Tales from the score: Anna's innocence Rachel Willis-Sørensen as Donna Anna, The Metropolitan Opera, 2019. Photo: Marty Sohl/Metropolitan Opera.

Tales from the score: Anna's innocence

Jenna Simeonov

If you love opera, you probably love Mozart’s Don Giovanni. The jury is out, however, on the question of whether or not you like Donna Anna. “Hmm, tough one,” say you. Mozart and Da Ponte start this story of Don Juan just after his encounter with Donna Anna, which means we can only infer information from the last pieces of their post-coital conversation. Anna is angry with Giovanni because he doesn’t want to stick around, but she runs off when she hears her father coming. When Anna sees Giovanni again, she’s with her boyfriend, Ottavio, and they both have already found her father dead. Anna silently puts it together that her one-night-stand was her dad’s killer, and when she goes to tell Ottavio, she realizes she also has to tell him how she knows Giovanni in the first place.
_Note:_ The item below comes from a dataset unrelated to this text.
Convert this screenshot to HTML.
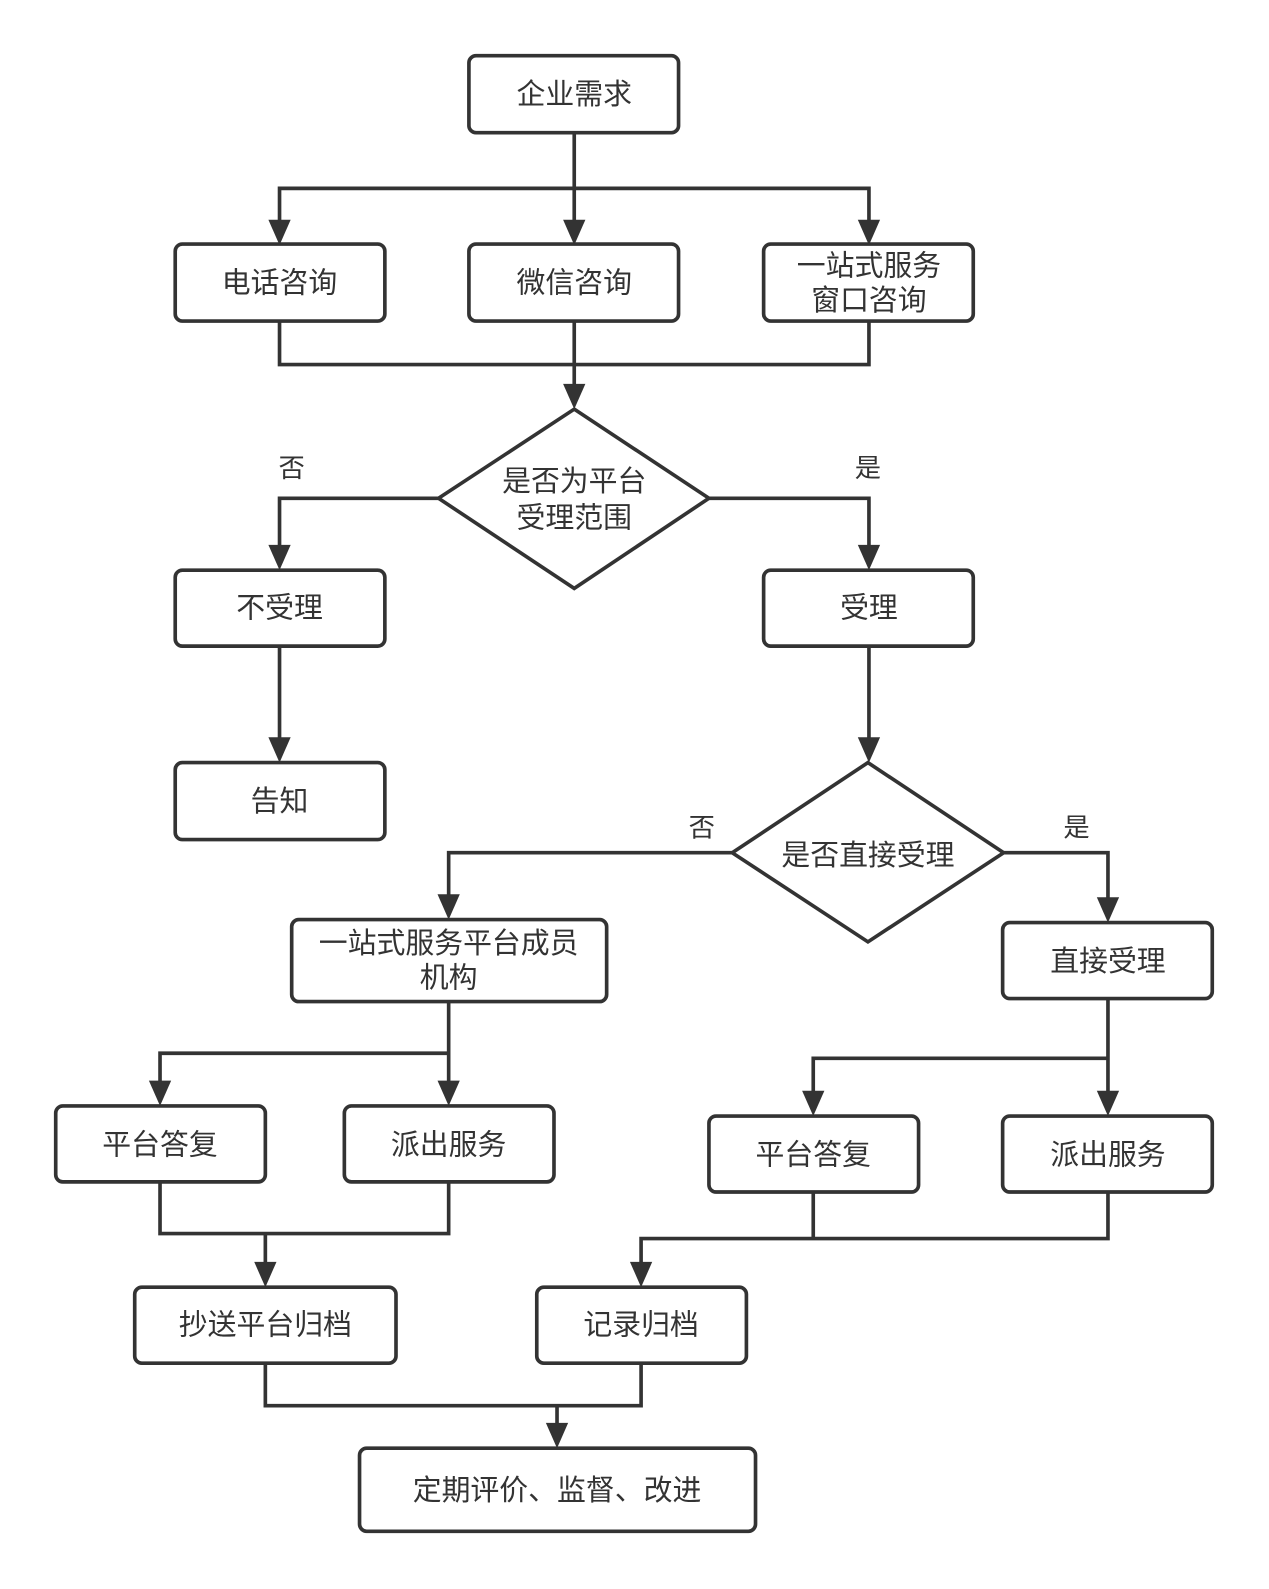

Hence, all the juicy musical dishonesty in Mozart’s writing for Donna Anna. I skip ahead in the opera to bring you my examples.

Exhibit A:

It’s a bit from Donna Anna’s second aria, “Non mi dir”. She’s talking to Don Ottavio, who’s trying to politely bring up the topic of marriage (what a jerk), and Anna avoids giving him an answer by making him feel terrible for bothering her at all. Saying things like, “Don’t call me mean, you know I love you, please calm down or you’ll make me so sad I’ll die” (I paraphrase Da Ponte). This moment of genius by Mozart is what I like to call The World’s Most Beautiful Whine. Just look at Anna’s line, starting unnaturally high in her voice, and proceeding to smear up and down like a siren. Look at those last two notes on the word “dir”. They’re lies! Look at how shocked and appalled Anna is during those snappy chords under “i-o” (she’s in the middle of saying, “Don’t tell me that I’ve been cruel with you.”). She’s more likely saying, “Don’t tell me I’ve been cruel with you.” What a hussy. And then she gets into all this nonsense:

Exhibit B:

She’s now past directly making Ottavio feel terrible; now she’s doing it by saying “Well, maybe at least heaven will have pity on me.” The blurry notes at the top of the page are incessant runs (that are wickedly impressive) on the words “will feel”, so Mozart is clearly driving that point home. But at the bottom of the page, that big fat “pietà di me” (“pity on me”), that’s the real kicker. It’s overkill. It doesn’t need to be that high. But people who aren’t telling truths speak with weird inflection. Like a random, additional high A on the word “me” (either language works). See, I think that Mozart created Anna as a character who wants to maintain privacy over a few details of her encounter with Don Giovanni. I’m not saying she was into it and then went screaming assault, but I do think there’s some musical equivalence to the saying, “the lady doth protest too much, methinks.”